**Given exercise**. Only the lines from the one with "What Apache ECharts" to the one with "var taxBill = [3600, 5400];", both included, should be output, without any images.

**Provided material**.
___
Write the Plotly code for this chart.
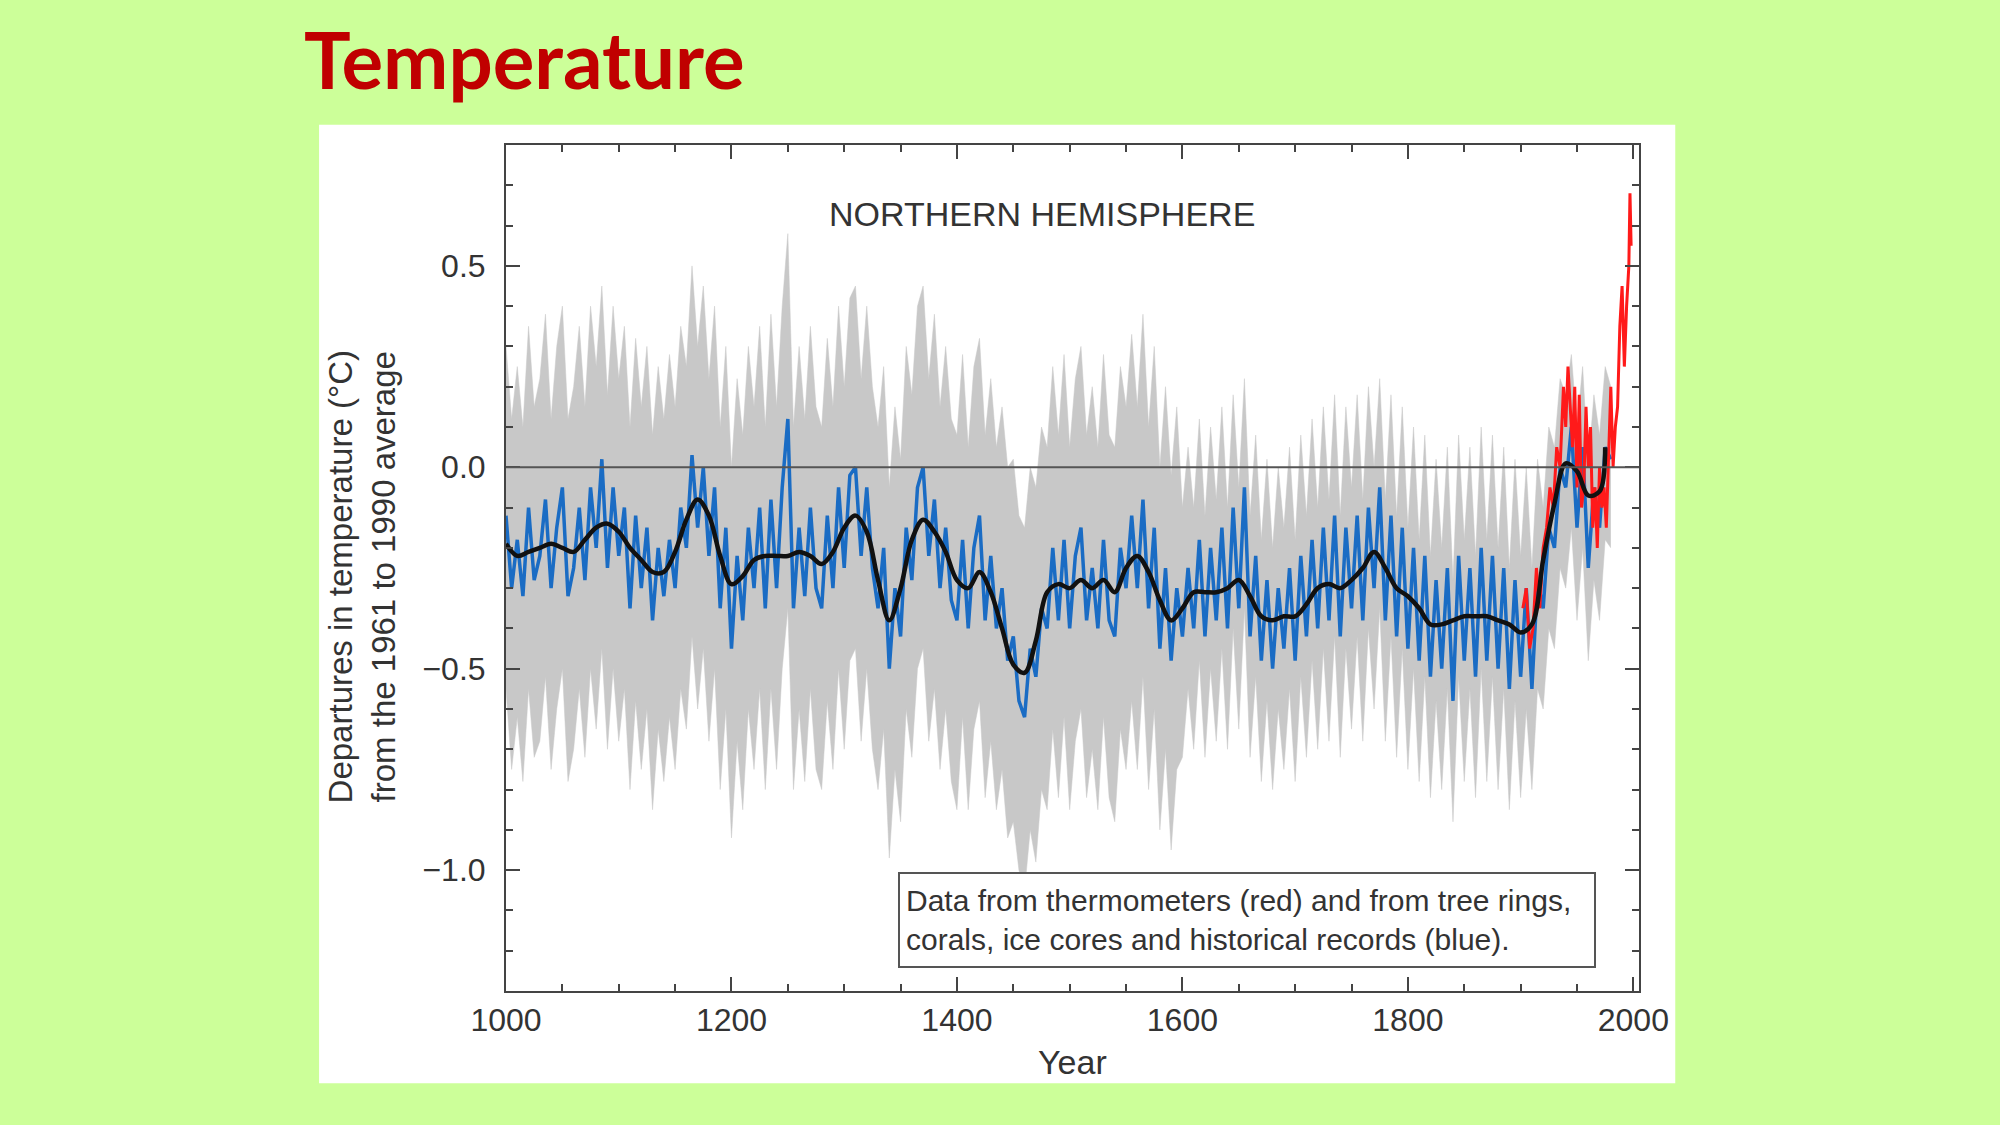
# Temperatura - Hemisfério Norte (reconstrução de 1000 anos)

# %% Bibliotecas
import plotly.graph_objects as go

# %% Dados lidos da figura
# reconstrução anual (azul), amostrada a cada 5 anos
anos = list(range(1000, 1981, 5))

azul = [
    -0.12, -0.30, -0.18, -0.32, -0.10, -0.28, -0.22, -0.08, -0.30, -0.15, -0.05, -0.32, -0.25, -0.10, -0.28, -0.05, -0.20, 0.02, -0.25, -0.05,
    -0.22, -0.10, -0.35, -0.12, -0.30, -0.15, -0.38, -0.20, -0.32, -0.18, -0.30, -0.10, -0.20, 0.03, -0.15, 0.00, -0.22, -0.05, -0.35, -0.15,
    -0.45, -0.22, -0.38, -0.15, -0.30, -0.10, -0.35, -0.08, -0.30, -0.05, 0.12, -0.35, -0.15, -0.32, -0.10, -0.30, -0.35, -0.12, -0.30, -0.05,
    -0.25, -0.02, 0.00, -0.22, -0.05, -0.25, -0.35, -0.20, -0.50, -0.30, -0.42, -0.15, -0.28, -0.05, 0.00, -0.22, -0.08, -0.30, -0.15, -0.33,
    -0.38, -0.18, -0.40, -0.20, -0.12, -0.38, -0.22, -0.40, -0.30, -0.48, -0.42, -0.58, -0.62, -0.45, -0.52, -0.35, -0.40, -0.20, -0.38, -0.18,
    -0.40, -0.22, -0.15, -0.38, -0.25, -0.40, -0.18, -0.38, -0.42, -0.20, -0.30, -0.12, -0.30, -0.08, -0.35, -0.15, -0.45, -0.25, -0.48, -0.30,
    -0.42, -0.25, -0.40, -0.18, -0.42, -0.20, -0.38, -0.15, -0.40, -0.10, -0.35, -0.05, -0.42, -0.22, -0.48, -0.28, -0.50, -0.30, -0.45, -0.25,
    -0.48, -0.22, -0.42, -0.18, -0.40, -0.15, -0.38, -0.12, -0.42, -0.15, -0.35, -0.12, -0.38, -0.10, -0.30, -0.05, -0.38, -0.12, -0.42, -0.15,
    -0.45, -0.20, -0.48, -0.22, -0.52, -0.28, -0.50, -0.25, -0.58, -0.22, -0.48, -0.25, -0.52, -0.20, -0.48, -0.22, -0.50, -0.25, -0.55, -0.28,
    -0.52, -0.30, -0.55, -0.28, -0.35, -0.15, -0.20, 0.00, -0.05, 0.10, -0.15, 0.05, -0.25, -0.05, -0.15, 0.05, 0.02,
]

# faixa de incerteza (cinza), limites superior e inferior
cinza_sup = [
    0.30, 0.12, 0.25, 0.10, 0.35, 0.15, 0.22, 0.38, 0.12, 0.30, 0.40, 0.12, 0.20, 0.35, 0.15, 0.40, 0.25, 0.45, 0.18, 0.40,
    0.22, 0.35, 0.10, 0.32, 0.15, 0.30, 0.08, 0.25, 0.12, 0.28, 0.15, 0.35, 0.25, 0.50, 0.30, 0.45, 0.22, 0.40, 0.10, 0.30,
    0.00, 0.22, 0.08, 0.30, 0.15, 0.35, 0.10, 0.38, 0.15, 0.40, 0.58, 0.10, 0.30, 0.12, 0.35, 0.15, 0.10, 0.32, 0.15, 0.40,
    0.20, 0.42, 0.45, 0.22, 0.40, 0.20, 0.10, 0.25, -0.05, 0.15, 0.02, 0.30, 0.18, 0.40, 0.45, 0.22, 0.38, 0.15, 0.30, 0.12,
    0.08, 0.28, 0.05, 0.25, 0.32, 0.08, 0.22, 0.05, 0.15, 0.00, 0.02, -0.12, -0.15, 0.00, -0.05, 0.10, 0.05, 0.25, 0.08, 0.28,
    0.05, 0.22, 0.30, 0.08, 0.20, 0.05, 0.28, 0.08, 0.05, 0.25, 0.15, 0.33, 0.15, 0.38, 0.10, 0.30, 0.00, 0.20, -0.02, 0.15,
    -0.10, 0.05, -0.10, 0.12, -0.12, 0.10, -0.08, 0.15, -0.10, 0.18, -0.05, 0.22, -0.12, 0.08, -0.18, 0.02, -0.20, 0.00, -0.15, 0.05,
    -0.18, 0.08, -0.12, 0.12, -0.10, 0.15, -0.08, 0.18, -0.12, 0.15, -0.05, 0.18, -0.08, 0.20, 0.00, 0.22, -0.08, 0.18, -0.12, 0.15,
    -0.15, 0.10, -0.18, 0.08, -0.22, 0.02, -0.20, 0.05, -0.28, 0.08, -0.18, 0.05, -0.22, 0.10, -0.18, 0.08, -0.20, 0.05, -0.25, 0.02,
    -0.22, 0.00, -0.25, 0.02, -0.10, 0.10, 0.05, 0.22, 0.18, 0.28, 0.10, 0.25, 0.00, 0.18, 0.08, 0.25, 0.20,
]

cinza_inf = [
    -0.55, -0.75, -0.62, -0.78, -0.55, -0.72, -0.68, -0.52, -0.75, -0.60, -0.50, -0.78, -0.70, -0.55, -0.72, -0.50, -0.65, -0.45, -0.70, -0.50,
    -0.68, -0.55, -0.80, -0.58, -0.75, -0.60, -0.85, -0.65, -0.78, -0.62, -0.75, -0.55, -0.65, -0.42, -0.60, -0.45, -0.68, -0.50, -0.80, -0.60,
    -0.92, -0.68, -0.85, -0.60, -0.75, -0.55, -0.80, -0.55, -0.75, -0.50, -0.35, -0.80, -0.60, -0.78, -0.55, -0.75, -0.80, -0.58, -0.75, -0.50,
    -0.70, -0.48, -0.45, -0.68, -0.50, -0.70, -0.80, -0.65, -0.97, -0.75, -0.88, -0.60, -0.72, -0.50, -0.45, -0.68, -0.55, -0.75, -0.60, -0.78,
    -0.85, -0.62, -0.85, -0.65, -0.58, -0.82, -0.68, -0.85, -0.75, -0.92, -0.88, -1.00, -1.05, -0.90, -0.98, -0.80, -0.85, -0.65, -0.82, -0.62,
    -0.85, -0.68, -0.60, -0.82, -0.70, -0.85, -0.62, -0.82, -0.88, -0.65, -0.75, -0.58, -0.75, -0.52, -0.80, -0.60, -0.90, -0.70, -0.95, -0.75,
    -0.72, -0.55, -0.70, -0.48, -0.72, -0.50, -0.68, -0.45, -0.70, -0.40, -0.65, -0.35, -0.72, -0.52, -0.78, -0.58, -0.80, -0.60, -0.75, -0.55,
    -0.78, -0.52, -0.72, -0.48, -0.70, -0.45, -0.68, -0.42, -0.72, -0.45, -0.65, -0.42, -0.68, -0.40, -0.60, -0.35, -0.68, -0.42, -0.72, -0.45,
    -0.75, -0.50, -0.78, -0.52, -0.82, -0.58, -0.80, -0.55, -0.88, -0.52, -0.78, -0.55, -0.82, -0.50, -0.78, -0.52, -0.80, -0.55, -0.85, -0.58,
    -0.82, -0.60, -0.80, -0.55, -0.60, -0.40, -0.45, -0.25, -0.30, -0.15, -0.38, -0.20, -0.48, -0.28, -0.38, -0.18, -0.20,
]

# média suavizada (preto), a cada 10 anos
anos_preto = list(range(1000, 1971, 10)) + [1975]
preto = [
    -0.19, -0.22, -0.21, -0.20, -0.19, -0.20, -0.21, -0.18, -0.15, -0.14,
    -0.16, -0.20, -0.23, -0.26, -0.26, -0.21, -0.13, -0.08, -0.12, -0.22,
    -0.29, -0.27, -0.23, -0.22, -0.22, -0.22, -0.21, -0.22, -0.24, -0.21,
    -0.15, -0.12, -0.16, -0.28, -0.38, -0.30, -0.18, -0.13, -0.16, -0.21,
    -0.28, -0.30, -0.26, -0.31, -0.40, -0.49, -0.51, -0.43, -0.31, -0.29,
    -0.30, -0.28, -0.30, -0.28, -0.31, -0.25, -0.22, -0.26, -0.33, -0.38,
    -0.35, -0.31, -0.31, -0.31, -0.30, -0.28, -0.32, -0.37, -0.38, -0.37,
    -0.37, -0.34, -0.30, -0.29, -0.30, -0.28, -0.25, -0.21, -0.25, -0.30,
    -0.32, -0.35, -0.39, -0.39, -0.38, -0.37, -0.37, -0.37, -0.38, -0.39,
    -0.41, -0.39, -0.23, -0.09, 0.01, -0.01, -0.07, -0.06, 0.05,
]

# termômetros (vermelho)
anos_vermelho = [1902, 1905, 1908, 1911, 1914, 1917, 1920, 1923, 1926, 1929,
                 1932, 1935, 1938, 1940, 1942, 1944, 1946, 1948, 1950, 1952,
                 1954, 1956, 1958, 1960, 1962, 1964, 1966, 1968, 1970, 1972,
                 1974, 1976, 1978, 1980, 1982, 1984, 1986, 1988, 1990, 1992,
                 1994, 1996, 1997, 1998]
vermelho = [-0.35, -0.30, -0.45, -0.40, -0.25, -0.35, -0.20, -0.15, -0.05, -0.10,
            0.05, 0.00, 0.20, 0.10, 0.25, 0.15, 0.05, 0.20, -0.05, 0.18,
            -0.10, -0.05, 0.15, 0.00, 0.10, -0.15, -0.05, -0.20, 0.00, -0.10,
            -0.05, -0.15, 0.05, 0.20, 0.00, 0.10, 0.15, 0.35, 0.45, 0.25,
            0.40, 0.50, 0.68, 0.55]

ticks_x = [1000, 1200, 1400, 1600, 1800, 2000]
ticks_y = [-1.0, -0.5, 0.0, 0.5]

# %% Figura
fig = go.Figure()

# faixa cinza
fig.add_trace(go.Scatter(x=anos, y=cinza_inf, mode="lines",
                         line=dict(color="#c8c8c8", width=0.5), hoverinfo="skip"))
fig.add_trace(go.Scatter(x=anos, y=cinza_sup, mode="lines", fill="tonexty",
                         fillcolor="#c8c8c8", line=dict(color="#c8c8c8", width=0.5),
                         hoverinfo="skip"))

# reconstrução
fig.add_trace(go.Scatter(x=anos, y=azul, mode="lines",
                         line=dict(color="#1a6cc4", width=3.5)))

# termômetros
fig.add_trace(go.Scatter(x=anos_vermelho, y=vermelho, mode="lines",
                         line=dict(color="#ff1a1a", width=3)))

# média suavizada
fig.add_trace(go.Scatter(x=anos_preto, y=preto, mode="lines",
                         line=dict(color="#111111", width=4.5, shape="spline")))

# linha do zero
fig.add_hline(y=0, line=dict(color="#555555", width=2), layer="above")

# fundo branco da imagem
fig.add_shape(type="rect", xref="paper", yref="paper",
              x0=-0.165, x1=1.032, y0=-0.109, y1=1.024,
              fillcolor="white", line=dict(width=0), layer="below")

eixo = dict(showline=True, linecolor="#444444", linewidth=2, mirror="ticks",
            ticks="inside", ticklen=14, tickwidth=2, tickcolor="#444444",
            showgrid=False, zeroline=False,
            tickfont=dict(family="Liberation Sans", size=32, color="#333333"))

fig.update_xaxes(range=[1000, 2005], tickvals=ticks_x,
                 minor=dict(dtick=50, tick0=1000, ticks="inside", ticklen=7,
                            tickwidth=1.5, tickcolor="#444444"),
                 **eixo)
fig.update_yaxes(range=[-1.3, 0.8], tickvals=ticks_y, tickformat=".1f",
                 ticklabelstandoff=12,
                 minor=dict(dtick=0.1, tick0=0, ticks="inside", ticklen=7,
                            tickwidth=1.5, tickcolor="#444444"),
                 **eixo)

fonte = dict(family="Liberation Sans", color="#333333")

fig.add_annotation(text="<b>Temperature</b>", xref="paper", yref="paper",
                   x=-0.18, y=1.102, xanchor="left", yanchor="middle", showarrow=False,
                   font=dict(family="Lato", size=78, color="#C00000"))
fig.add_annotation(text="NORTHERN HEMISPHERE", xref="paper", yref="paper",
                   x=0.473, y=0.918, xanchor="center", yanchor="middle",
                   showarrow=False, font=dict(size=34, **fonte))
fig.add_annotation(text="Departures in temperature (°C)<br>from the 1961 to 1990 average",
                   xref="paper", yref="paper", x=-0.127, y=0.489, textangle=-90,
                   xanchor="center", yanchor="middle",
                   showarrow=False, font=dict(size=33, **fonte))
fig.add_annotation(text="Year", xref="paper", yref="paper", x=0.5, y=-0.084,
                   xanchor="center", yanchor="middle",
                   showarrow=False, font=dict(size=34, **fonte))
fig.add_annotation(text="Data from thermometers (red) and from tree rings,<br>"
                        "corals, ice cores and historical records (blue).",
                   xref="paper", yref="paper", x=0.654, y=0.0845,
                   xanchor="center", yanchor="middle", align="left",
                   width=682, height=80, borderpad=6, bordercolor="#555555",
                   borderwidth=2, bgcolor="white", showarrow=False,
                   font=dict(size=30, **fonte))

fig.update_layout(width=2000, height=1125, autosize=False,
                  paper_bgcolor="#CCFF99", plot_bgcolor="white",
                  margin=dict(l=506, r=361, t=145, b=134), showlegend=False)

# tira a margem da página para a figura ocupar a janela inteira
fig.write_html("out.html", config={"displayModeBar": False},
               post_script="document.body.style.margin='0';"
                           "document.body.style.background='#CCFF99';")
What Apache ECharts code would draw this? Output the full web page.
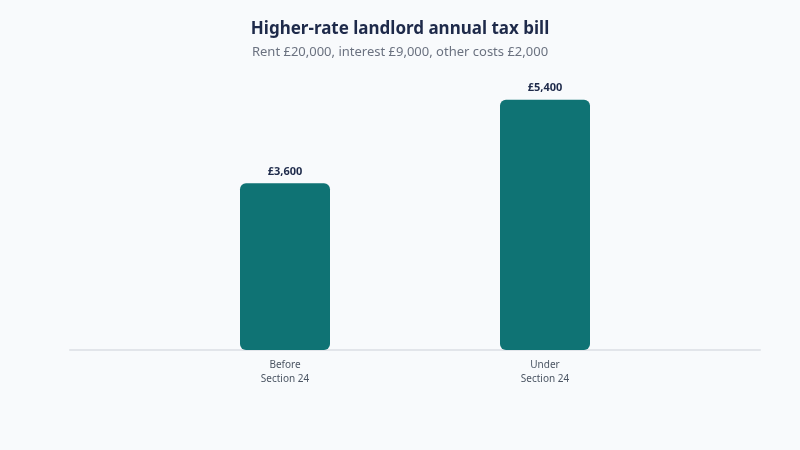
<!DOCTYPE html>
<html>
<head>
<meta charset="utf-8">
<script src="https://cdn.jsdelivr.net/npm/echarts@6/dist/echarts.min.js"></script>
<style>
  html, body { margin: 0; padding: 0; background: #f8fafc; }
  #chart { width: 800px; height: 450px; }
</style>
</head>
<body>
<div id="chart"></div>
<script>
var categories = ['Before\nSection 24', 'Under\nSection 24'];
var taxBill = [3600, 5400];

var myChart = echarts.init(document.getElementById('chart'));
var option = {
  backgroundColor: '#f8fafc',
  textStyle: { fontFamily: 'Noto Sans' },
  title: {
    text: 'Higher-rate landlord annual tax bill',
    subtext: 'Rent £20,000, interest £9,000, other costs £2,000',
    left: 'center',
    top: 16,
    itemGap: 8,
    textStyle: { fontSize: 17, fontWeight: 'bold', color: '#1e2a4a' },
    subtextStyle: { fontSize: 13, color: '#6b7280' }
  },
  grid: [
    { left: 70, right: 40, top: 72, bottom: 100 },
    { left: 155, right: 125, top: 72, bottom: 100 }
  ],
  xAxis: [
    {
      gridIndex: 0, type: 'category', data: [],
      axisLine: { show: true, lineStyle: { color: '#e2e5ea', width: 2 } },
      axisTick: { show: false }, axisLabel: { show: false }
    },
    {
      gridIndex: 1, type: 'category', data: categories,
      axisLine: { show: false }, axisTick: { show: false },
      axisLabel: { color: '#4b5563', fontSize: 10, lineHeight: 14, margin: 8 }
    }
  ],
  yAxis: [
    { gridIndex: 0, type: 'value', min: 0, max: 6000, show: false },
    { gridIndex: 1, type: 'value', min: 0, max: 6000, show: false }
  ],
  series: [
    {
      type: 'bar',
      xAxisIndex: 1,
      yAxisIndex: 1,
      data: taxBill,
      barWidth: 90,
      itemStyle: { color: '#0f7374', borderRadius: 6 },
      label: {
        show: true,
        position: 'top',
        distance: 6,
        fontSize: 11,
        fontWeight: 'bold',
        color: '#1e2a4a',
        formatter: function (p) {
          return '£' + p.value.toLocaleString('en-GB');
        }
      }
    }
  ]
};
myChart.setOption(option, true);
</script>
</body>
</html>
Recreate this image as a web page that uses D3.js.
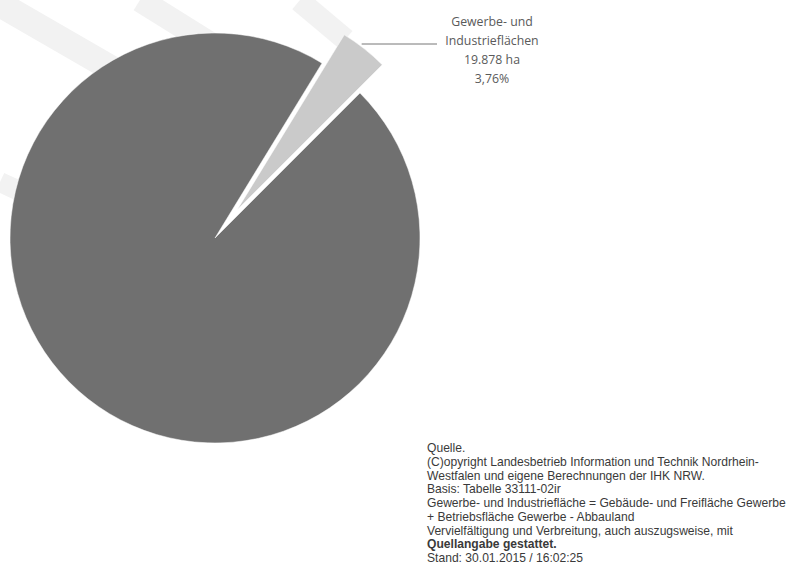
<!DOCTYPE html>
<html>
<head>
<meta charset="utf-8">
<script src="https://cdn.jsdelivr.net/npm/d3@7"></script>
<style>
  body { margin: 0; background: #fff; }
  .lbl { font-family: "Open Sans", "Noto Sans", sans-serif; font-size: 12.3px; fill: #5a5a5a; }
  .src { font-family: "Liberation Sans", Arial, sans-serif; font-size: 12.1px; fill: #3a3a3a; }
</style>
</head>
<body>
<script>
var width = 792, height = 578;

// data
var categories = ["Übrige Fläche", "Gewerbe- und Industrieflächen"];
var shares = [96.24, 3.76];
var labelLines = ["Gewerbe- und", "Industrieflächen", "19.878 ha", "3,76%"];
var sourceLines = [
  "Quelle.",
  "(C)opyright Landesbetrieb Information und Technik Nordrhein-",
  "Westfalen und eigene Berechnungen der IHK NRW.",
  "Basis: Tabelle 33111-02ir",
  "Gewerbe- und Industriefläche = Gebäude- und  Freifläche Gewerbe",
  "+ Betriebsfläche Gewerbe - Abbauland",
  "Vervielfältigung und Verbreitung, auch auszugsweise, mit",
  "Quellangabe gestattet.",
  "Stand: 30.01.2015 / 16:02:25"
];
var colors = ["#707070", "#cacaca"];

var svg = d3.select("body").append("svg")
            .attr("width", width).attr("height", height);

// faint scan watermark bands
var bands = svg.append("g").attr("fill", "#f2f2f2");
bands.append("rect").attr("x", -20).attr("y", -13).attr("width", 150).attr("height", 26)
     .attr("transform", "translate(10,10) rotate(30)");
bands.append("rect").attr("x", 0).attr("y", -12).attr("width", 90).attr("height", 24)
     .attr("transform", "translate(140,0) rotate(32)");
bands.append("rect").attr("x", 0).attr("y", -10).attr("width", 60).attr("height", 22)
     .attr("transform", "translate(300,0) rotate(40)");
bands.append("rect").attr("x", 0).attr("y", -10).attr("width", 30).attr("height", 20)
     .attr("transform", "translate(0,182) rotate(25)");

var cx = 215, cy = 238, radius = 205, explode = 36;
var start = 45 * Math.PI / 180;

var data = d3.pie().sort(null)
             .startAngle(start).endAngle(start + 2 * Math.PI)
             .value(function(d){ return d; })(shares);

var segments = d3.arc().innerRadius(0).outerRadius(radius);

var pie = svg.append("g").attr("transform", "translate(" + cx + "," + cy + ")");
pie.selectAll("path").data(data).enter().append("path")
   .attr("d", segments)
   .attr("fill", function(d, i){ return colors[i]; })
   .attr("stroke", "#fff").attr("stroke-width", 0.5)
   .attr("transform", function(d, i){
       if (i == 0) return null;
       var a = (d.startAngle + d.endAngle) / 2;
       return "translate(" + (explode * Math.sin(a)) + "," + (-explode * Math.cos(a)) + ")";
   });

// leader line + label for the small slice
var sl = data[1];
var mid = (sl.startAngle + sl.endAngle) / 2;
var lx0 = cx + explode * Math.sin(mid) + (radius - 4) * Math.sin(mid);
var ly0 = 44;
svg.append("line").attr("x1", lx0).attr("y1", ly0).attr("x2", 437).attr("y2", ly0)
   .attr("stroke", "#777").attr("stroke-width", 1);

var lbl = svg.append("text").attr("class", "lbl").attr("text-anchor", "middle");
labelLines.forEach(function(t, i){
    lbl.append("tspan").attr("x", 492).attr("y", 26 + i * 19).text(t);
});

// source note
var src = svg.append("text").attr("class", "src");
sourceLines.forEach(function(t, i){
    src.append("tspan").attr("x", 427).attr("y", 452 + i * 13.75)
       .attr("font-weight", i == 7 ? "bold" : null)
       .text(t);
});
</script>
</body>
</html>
___
**Complete answer**.
What Apache ECharts code would draw this? Output the full web page.
<!DOCTYPE html>
<html>
<head>
<meta charset="utf-8">
<script src="https://cdn.jsdelivr.net/npm/echarts@6/dist/echarts.min.js"></script>
<style>
  html, body { margin: 0; padding: 0; background: #f8fafc; }
  #chart { width: 800px; height: 450px; }
</style>
</head>
<body>
<div id="chart"></div>
<script>
var categories = ['Before\nSection 24', 'Under\nSection 24'];
var taxBill = [3600, 5400];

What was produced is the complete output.